Collected data -
--------------------------------

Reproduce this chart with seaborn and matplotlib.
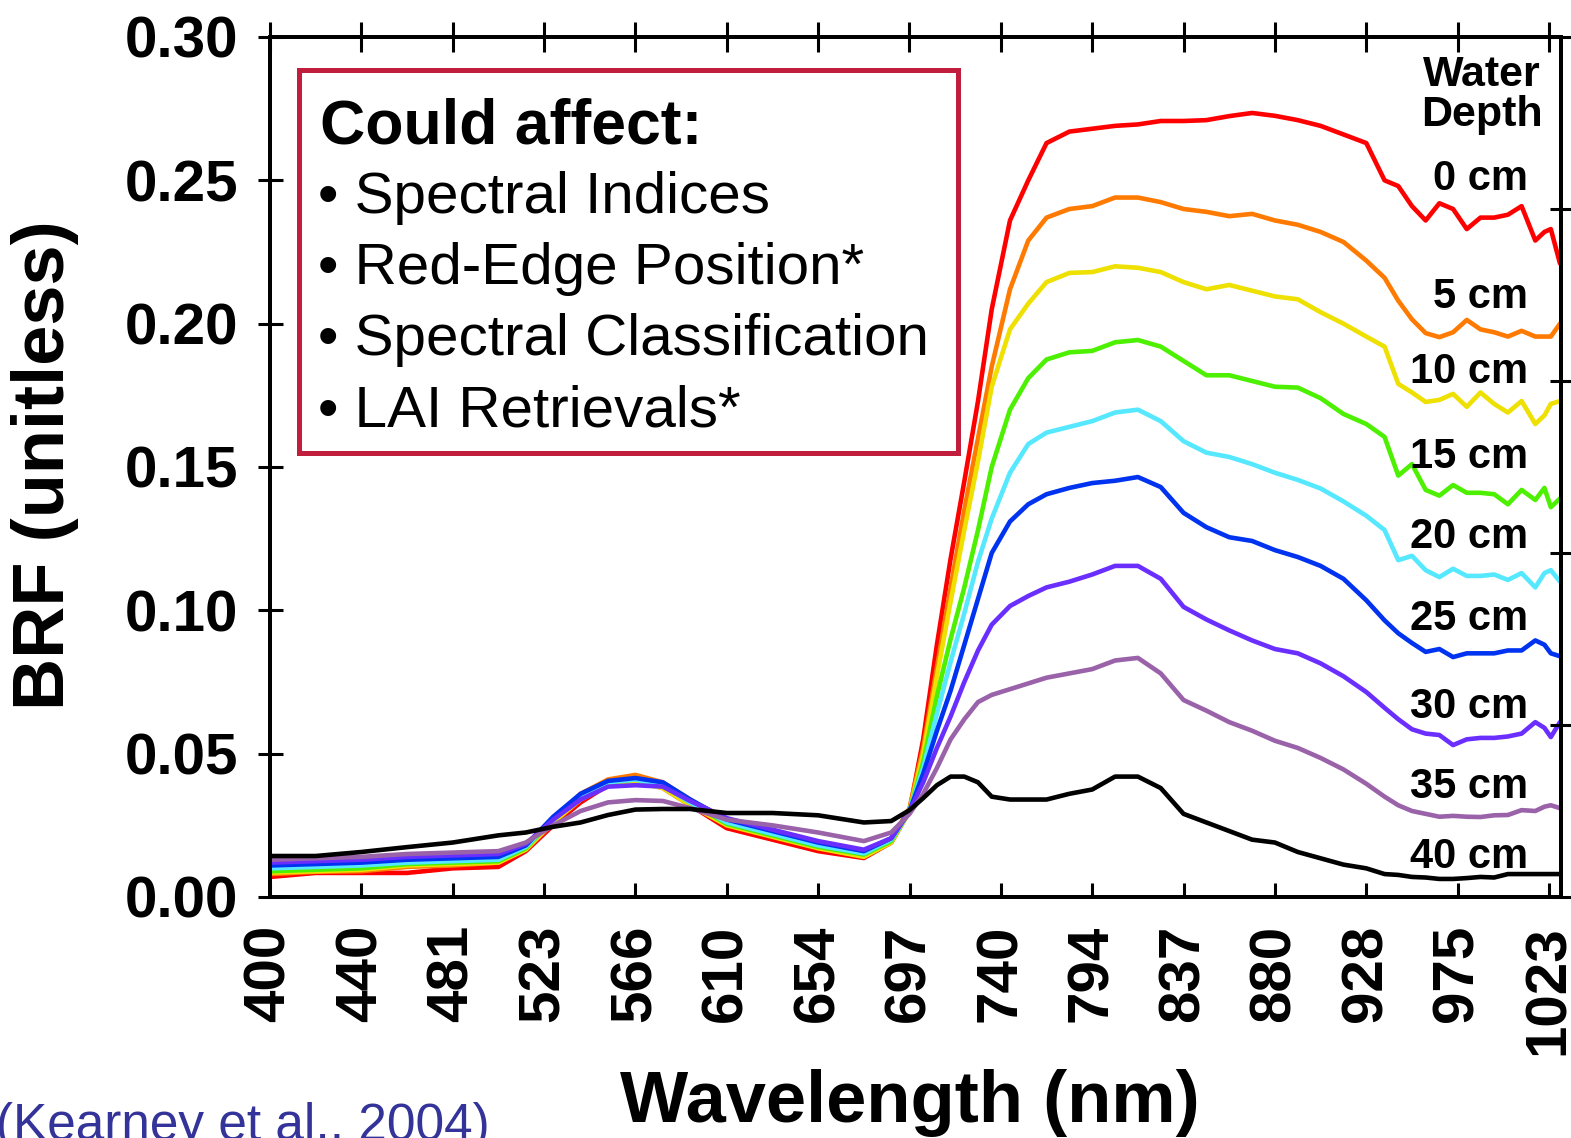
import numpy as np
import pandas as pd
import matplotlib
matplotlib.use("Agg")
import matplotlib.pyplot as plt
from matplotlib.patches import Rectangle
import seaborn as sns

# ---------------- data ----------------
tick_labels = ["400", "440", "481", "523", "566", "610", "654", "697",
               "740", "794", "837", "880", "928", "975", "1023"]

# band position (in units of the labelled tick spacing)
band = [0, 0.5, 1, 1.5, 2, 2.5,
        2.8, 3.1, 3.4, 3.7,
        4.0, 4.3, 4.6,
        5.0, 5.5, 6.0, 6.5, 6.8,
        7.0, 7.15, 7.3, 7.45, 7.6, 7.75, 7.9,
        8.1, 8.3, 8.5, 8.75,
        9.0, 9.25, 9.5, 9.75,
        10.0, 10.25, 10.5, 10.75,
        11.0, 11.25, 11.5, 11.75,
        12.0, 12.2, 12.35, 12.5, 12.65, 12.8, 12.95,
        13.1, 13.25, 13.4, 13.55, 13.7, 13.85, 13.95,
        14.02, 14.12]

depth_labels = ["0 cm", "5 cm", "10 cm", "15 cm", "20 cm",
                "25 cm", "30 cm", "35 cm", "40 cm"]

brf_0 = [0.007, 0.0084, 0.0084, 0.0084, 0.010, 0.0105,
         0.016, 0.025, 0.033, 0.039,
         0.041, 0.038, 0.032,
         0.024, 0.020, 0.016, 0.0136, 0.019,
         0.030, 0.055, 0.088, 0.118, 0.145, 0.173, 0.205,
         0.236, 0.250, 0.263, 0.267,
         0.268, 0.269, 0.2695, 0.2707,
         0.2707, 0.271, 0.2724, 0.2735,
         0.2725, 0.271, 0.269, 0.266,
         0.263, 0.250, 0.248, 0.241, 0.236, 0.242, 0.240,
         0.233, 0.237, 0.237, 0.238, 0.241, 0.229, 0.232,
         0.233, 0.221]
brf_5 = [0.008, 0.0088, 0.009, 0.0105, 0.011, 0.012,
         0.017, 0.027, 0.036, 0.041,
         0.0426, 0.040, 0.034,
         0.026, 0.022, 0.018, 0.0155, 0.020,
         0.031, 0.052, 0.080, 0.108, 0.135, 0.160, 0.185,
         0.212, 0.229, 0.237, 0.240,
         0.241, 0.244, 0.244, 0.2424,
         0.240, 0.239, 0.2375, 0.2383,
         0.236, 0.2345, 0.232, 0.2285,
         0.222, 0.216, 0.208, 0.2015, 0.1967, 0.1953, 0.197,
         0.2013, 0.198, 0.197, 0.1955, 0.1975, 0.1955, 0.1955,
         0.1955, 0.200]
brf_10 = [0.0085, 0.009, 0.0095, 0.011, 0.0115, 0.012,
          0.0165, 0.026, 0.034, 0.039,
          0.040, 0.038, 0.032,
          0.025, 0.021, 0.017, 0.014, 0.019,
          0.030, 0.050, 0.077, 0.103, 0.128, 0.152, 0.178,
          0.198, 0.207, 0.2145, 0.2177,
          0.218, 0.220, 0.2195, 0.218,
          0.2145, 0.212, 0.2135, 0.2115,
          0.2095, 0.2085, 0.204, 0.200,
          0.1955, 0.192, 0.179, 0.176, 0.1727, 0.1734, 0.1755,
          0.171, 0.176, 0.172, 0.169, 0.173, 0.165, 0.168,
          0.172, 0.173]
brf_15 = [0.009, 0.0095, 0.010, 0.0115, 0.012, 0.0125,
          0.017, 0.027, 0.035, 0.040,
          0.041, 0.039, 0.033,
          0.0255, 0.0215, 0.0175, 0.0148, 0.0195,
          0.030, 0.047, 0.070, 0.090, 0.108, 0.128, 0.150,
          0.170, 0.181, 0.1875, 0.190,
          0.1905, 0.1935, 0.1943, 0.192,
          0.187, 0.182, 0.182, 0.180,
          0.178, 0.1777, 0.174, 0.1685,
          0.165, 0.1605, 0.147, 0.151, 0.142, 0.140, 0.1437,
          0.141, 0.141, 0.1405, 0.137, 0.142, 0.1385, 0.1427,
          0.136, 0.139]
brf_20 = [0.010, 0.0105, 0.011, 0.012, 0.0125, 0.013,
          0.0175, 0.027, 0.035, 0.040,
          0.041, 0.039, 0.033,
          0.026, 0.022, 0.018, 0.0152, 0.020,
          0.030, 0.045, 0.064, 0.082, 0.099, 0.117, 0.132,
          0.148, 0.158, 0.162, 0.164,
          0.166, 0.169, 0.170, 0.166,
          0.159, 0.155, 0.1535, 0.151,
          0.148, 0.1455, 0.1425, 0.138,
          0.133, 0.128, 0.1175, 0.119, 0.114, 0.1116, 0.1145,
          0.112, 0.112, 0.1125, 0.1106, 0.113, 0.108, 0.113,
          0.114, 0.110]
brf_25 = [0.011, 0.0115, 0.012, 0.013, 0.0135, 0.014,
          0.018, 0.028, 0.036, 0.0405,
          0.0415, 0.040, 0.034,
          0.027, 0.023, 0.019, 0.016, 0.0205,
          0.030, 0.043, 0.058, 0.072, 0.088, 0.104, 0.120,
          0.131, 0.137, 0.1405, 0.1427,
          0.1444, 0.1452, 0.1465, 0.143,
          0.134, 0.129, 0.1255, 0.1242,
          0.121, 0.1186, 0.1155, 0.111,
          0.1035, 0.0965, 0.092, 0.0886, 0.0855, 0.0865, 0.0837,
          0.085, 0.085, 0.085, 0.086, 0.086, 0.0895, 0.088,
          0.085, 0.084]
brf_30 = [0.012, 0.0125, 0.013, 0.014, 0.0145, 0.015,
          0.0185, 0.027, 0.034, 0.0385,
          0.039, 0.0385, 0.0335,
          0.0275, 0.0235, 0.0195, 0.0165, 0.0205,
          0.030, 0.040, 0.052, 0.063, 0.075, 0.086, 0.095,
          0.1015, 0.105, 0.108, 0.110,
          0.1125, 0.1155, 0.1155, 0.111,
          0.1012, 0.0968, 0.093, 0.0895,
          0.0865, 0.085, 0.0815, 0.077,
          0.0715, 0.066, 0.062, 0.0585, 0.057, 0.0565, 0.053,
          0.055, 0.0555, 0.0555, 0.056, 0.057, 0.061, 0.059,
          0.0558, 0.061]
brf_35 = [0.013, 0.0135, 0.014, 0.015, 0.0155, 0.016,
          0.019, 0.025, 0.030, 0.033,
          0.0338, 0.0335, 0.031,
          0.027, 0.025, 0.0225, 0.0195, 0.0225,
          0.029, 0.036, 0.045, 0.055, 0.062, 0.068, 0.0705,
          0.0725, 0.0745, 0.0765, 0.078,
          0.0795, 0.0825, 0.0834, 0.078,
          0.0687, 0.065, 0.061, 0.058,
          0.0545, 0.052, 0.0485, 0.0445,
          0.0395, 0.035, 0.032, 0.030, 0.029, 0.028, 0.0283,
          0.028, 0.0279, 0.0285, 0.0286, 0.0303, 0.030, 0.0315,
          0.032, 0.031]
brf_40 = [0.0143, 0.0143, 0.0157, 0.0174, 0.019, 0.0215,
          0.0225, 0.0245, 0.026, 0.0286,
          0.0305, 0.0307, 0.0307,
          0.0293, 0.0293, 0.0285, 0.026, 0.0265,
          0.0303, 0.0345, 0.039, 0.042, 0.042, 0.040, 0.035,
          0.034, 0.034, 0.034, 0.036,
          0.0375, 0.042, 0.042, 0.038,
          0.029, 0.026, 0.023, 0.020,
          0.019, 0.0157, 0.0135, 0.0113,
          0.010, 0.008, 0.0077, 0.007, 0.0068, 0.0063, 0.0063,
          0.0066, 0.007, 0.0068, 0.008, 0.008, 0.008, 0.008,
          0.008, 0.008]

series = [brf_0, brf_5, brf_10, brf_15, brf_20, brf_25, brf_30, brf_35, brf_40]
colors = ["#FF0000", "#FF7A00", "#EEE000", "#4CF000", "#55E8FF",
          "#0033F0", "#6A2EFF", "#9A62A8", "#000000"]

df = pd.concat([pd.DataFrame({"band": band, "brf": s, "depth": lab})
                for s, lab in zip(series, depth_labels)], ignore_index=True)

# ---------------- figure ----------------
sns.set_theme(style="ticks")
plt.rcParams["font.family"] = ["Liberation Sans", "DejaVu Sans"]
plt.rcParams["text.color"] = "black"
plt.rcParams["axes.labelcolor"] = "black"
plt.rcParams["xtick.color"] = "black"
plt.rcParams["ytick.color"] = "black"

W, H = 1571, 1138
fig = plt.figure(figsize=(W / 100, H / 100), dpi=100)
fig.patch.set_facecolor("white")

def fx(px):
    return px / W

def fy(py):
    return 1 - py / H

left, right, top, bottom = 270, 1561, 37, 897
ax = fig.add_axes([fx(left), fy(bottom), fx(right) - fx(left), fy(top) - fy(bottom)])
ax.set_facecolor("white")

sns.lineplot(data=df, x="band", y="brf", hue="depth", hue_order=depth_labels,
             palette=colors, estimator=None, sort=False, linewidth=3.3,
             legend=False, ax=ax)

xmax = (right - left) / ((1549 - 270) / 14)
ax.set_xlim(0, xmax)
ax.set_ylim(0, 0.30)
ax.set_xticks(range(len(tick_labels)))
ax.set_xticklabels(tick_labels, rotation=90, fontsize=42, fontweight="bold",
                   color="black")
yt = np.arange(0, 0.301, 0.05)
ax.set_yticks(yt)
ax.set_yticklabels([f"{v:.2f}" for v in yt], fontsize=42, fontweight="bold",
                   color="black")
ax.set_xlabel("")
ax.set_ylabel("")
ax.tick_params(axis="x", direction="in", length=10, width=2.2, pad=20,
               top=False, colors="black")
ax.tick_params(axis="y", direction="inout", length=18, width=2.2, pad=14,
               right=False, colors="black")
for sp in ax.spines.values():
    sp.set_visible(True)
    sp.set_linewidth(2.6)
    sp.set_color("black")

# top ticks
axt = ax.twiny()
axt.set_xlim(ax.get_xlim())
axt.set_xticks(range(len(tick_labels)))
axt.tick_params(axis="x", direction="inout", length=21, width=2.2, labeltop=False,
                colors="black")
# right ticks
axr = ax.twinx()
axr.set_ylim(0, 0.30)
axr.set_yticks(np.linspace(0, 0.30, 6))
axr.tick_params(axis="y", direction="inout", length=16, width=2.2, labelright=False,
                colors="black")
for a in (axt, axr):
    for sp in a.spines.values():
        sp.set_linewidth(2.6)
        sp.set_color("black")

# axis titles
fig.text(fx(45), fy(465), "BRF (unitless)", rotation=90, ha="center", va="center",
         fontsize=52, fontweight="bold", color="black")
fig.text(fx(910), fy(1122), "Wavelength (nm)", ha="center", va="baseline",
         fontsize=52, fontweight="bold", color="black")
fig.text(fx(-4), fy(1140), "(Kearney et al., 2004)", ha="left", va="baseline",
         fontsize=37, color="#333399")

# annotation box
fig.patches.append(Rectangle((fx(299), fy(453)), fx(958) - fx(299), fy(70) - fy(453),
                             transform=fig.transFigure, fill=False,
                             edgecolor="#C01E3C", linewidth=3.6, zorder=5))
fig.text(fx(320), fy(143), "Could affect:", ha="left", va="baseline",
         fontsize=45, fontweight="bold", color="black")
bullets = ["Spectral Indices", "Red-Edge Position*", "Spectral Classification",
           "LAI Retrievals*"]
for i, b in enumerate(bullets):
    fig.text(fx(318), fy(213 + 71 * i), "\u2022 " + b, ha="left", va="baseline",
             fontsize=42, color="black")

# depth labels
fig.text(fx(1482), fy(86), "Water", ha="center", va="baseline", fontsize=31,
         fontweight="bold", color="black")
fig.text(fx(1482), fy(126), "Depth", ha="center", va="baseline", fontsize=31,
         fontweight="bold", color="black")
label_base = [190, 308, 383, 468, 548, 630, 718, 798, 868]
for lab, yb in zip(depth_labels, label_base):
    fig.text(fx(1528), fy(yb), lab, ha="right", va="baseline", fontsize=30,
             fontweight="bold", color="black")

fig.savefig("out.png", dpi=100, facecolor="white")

--------------------------------

Exercise goal -
Read through the data and copy every line where "seaborn" shows up.

Task solution -
Reproduce this chart with seaborn and matplotlib.
import seaborn as sns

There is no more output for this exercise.